2. Personal training (1 on 1) is not an efficient delivery of services. This is realistically a luxury service for those who can afford it. If weight loss is the goal, I can easily train 3-5 clients at the same time and deliver very close to the same service as 1 on 1 training. When considering health care costs, if I can get 80-90% of the results, for 35-50% of the cost, that is efficient delivery of services.
3. Reimbursement for services always opens up the potential for fraud. To combat this fraud, it seems that insurance companies and Medicare bombard you with paperwork. If personal training ever gained any form of compensation, I would not be surprised to see paperwork akin to that found in a physical therapy settings.
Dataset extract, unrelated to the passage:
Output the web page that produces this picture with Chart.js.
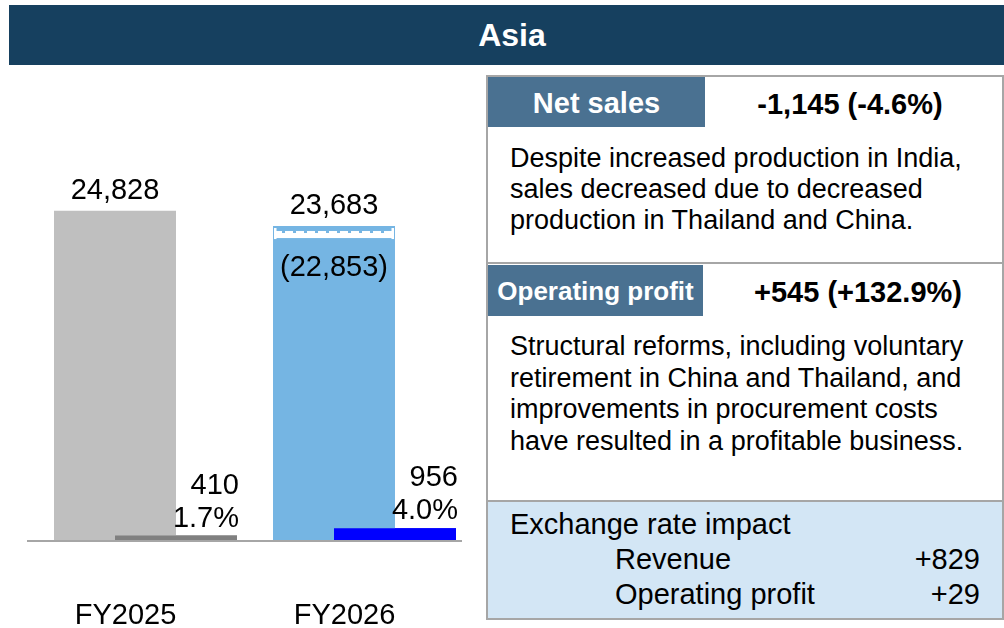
<!DOCTYPE html>
<html>
<head>
<meta charset="utf-8">
<title>Asia</title>
<script src="https://cdn.jsdelivr.net/npm/chart.js@4.4.0/dist/chart.umd.min.js"></script>
<style>
  body {
    margin: 0;
    width: 1004px;
    height: 628px;
    background: #fff;
    font-family: "Liberation Sans", Arial, sans-serif;
    position: relative;
    overflow: hidden;
  }
  .abs { position: absolute; white-space: nowrap; }
  #title {
    left: 9px; top: 5px; width: 984px; height: 60px; padding-left: 11px;
    background: #16405f; color: #fff;
    font-weight: bold; font-size: 32px; line-height: 60px; text-align: center;
  }
  #chartBox { left: 0; top: 70px; width: 480px; height: 558px; }
  #panel { left: 486px; top: 75px; width: 514px; height: 541px; border: 2px solid #a6a6a6; }
  .head {
    background: #4a7191; color: #fff; font-weight: bold; text-align: center;
  }
  .big { font-weight: bold; font-size: 29px; color: #000; }
  .desc { font-size: 27px; color: #000; }
  #fxBox { left: 488px; top: 500px; width: 514px; height: 116px; background: #d3e6f5; border-top: 2px solid #a6a6a6; }
  .fx { font-size: 29px; color: #000; line-height: 35px; }
</style>
</head>
<body>
<div id="title" class="abs">Asia</div>

<div id="chartBox" class="abs"><canvas id="regionChart"></canvas></div>

<div id="panel" class="abs"></div>
<div class="abs head" style="left:488px;top:77px;width:217px;height:50px;line-height:52px;font-size:29px;">Net sales</div>
<div class="abs big" style="left:705px;top:77px;width:290px;line-height:54px;text-align:center;">-1,145 (-4.6%)</div>
<div class="abs desc" style="left:510px;top:143px;line-height:31px;">Despite increased production in India,<br>sales decreased due to decreased<br>production in Thailand and China.</div>

<div class="abs" style="left:488px;top:262px;width:516px;height:2px;background:#a6a6a6;"></div>
<div class="abs head" style="left:488px;top:265px;width:215px;height:51px;line-height:53px;font-size:26px;">Operating profit</div>
<div class="abs big" style="left:713px;top:265px;width:290px;line-height:54px;text-align:center;">+545 (+132.9%)</div>
<div class="abs desc" style="left:510px;top:331px;line-height:31.7px;">Structural reforms, including voluntary<br>retirement in China and Thailand, and<br>improvements in procurement costs<br>have resulted in a profitable business.</div>

<div id="fxBox" class="abs"></div>
<div class="abs fx" style="left:510px;top:507px;">Exchange rate impact</div>
<div class="abs fx" style="left:615px;top:542px;">Revenue</div>
<div class="abs fx" style="left:880px;top:542px;width:100px;text-align:right;">+829</div>
<div class="abs fx" style="left:615px;top:577px;">Operating profit</div>
<div class="abs fx" style="left:880px;top:577px;width:100px;text-align:right;">+29</div>

<script>
// datos del grafico (millones de yenes)
const categories = ['FY2025', 'FY2026'];
const netSales = [24828, 23683];
const netSalesExFx = [24828, 22853];
const operatingProfit = [410, 956];
const marginLabels = ['1.7%', '4.0%'];
const yMax = 30000;

// parte del efecto cambiario encima de la barra de ventas
const fxPortion = netSales.map((v, i) => v - netSalesExFx[i]);

const fmt = v => v.toLocaleString('en-US');
const labelFont = '29px "Liberation Sans", Arial, sans-serif';
const skyBlue = '#75b5e3';

const barLabels = {
    id: 'barLabels',
    afterDatasetsDraw(chart) {
        const { ctx, scales: { x, y } } = chart;
        const base = y.getPixelForValue(0);
        const baseMeta = chart.getDatasetMeta(0);
        const fxMeta = chart.getDatasetMeta(1);
        const profitMeta = chart.getDatasetMeta(2);

        ctx.save();

        // las barras de beneficio van por encima de las de ventas
        profitMeta.data.forEach(el => el.draw(ctx));

        // franja punteada blanca del efecto cambiario
        fxMeta.data.forEach((el, i) => {
            if (fxPortion[i] <= 0) return;
            const left = el.x - el.width / 2;
            const right = el.x + el.width / 2;
            ctx.fillStyle = '#ffffff';
            ctx.fillRect(left + 1, el.y + 2, 2.5, el.base - el.y);
            ctx.fillRect(right - 3.5, el.y + 2, 2.5, el.base - el.y);
            ctx.fillRect(left + 1, el.y + 5, el.width - 2, el.base - el.y - 4);
            ctx.fillStyle = skyBlue;
            for (let px = left + 9; px < right - 6; px += 11) {
                ctx.fillRect(px, el.y + 5, 3, 2);
            }
        });

        // linea base
        ctx.strokeStyle = '#a6a6a6';
        ctx.lineWidth = 2;
        ctx.beginPath();
        ctx.moveTo(chart.chartArea.left - 9, base);
        ctx.lineTo(chart.chartArea.right - 12, base);
        ctx.stroke();

        ctx.fillStyle = '#000';
        ctx.font = labelFont;

        // ventas
        ctx.textAlign = 'center';
        ctx.textBaseline = 'alphabetic';
        fxMeta.data.forEach((el, i) => {
            ctx.fillText(fmt(netSales[i]), el.x, el.y - 12);
        });
        ctx.textBaseline = 'middle';
        baseMeta.data.forEach((el, i) => {
            if (fxPortion[i] <= 0) return;
            ctx.fillText('(' + fmt(netSalesExFx[i]) + ')', el.x, el.y + 31);
        });

        // beneficio operativo y margen
        ctx.textAlign = 'right';
        profitMeta.data.forEach((el, i) => {
            const right = el.x + el.width / 2 + 2;
            ctx.fillText(fmt(operatingProfit[i]), right, el.y - 50);
            ctx.fillText(marginLabels[i], right, el.y - 17);
        });

        // etiquetas del eje x
        ctx.textAlign = 'center';
        categories.forEach((c, i) => {
            ctx.fillText(c, x.getPixelForValue(i) - 20, base + 75);
        });

        ctx.restore();
    }
};

const ctx = document.getElementById('regionChart').getContext('2d');

new Chart(ctx, {
    type: 'bar',
    data: {
        labels: categories,
        datasets: [{
            label: 'Net sales',
            data: netSalesExFx,
            stack: 'sales',
            backgroundColor: ['#bfbfbf', skyBlue]
        }, {
            label: 'Exchange rate impact',
            data: fxPortion,
            stack: 'sales',
            backgroundColor: skyBlue
        }, {
            label: 'Operating profit',
            data: operatingProfit,
            stack: 'profit',
            backgroundColor: ['#808080', '#0000ff']
        }]
    },
    options: {
        responsive: true,
        maintainAspectRatio: false,
        animation: false,
        categoryPercentage: 0.557,
        barPercentage: 2,
        layout: {
            padding: { top: 72, right: 6, bottom: 87, left: 36 }
        },
        plugins: {
            legend: { display: false },
            tooltip: { enabled: false }
        },
        scales: {
            x: { stacked: true, display: false },
            y: { stacked: true, display: false, min: 0, max: yMax }
        }
    },
    plugins: [barLabels]
});
</script>
</body>
</html>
Assessments, discharges, having to fight with insurance companies over how many sessions are necessary, etc. If it went this route, you would not even want to bother.
In my opinion, our best bet would be to fight for small compensation from employers, or insurance companies, for small to moderate size group sessions. If it would normally cost the client $15/session, perhaps they could get $5 reimbursed per session. This is considerably less than a $15-30+ dollar copay for physical therapy.
I appreciate your participation in this discussion. Regardless of our opinions differing, it would be nice if we had an outlet to discuss these with an organization that was ready to back us. As mentioned earlier in the discussion, APTA fights for legislation for their professionals. Who is fighting for us?